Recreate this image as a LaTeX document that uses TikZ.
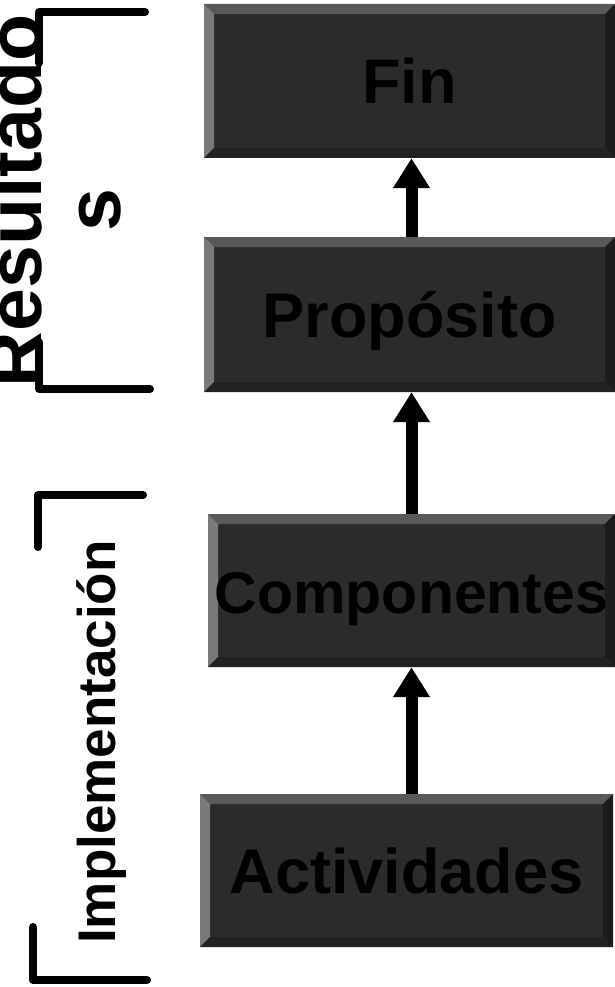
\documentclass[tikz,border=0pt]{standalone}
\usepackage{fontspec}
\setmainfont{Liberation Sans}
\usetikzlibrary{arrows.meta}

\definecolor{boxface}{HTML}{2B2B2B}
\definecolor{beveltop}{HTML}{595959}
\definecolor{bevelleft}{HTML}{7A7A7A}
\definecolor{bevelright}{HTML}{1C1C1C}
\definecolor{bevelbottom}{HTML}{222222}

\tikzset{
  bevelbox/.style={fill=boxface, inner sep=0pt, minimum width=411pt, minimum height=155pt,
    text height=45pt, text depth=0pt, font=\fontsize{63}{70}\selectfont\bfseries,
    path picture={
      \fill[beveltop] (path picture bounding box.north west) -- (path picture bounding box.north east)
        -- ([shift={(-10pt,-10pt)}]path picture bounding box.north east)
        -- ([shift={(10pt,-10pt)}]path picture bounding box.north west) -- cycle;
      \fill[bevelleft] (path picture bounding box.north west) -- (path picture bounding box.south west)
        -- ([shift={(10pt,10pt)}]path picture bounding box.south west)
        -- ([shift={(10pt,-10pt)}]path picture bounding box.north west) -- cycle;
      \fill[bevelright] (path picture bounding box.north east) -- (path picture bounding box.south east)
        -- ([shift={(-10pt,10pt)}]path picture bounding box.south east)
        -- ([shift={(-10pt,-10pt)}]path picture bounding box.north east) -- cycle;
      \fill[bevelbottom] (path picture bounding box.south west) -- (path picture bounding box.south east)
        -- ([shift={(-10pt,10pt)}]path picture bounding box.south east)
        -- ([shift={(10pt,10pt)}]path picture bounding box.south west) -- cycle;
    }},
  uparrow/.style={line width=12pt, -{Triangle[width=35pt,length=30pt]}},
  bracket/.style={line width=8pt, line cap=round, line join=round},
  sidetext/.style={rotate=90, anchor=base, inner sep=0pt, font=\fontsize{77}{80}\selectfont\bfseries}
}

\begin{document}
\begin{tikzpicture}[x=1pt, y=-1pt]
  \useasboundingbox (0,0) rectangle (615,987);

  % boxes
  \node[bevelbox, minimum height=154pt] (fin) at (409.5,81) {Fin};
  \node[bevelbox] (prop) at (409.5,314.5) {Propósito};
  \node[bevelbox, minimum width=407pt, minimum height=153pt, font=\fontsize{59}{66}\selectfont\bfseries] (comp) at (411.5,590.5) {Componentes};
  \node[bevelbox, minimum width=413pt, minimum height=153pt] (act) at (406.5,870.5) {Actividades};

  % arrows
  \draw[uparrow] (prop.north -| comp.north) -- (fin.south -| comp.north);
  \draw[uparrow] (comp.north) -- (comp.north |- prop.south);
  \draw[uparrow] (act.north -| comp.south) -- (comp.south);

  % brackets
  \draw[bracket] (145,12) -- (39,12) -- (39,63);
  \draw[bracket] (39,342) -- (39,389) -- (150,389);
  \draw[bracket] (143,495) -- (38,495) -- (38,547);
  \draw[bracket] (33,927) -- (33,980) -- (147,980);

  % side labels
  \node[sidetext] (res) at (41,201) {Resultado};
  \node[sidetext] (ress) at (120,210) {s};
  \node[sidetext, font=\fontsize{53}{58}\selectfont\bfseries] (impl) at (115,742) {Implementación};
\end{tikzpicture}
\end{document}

☆ ☆ ☆ ☆ ☆

### Your instructions
Do not include the images; transcribe the rest of the listing exactly.

### Exercise result
Recreate this image as a LaTeX document that uses TikZ.
\documentclass[tikz,border=0pt]{standalone}
\usepackage{fontspec}
\setmainfont{Liberation Sans}
\usetikzlibrary{arrows.meta}

\definecolor{boxface}{HTML}{2B2B2B}
\definecolor{beveltop}{HTML}{595959}
\definecolor{bevelleft}{HTML}{7A7A7A}
\definecolor{bevelright}{HTML}{1C1C1C}
\definecolor{bevelbottom}{HTML}{222222}

\tikzset{
  bevelbox/.style={fill=boxface, inner sep=0pt, minimum width=411pt, minimum height=155pt,
    text height=45pt, text depth=0pt, font=\fontsize{63}{70}\selectfont\bfseries,
    path picture={
      \fill[beveltop] (path picture bounding box.north west) -- (path picture bounding box.north east)
        -- ([shift={(-10pt,-10pt)}]path picture bounding box.north east)
        -- ([shift={(10pt,-10pt)}]path picture bounding box.north west) -- cycle;
      \fill[bevelleft] (path picture bounding box.north west) -- (path picture bounding box.south west)
        -- ([shift={(10pt,10pt)}]path picture bounding box.south west)
        -- ([shift={(10pt,-10pt)}]path picture bounding box.north west) -- cycle;
      \fill[bevelright] (path picture bounding box.north east) -- (path picture bounding box.south east)
        -- ([shift={(-10pt,10pt)}]path picture bounding box.south east)
        -- ([shift={(-10pt,-10pt)}]path picture bounding box.north east) -- cycle;
      \fill[bevelbottom] (path picture bounding box.south west) -- (path picture bounding box.south east)
        -- ([shift={(-10pt,10pt)}]path picture bounding box.south east)
        -- ([shift={(10pt,10pt)}]path picture bounding box.south west) -- cycle;
    }},
  uparrow/.style={line width=12pt, -{Triangle[width=35pt,length=30pt]}},
  bracket/.style={line width=8pt, line cap=round, line join=round},
  sidetext/.style={rotate=90, anchor=base, inner sep=0pt, font=\fontsize{77}{80}\selectfont\bfseries}
}

\begin{document}
\begin{tikzpicture}[x=1pt, y=-1pt]
  \useasboundingbox (0,0) rectangle (615,987);

  % boxes
  \node[bevelbox, minimum height=154pt] (fin) at (409.5,81) {Fin};
  \node[bevelbox] (prop) at (409.5,314.5) {Propósito};
  \node[bevelbox, minimum width=407pt, minimum height=153pt, font=\fontsize{59}{66}\selectfont\bfseries] (comp) at (411.5,590.5) {Componentes};
  \node[bevelbox, minimum width=413pt, minimum height=153pt] (act) at (406.5,870.5) {Actividades};

  % arrows
  \draw[uparrow] (prop.north -| comp.north) -- (fin.south -| comp.north);
  \draw[uparrow] (comp.north) -- (comp.north |- prop.south);
  \draw[uparrow] (act.north -| comp.south) -- (comp.south);

  % brackets
  \draw[bracket] (145,12) -- (39,12) -- (39,63);
  \draw[bracket] (39,342) -- (39,389) -- (150,389);
  \draw[bracket] (143,495) -- (38,495) -- (38,547);
  \draw[bracket] (33,927) -- (33,980) -- (147,980);

  % side labels
  \node[sidetext] (res) at (41,201) {Resultado};
  \node[sidetext] (ress) at (120,210) {s};
  \node[sidetext, font=\fontsize{53}{58}\selectfont\bfseries] (impl) at (115,742) {Implementación};
\end{tikzpicture}
\end{document}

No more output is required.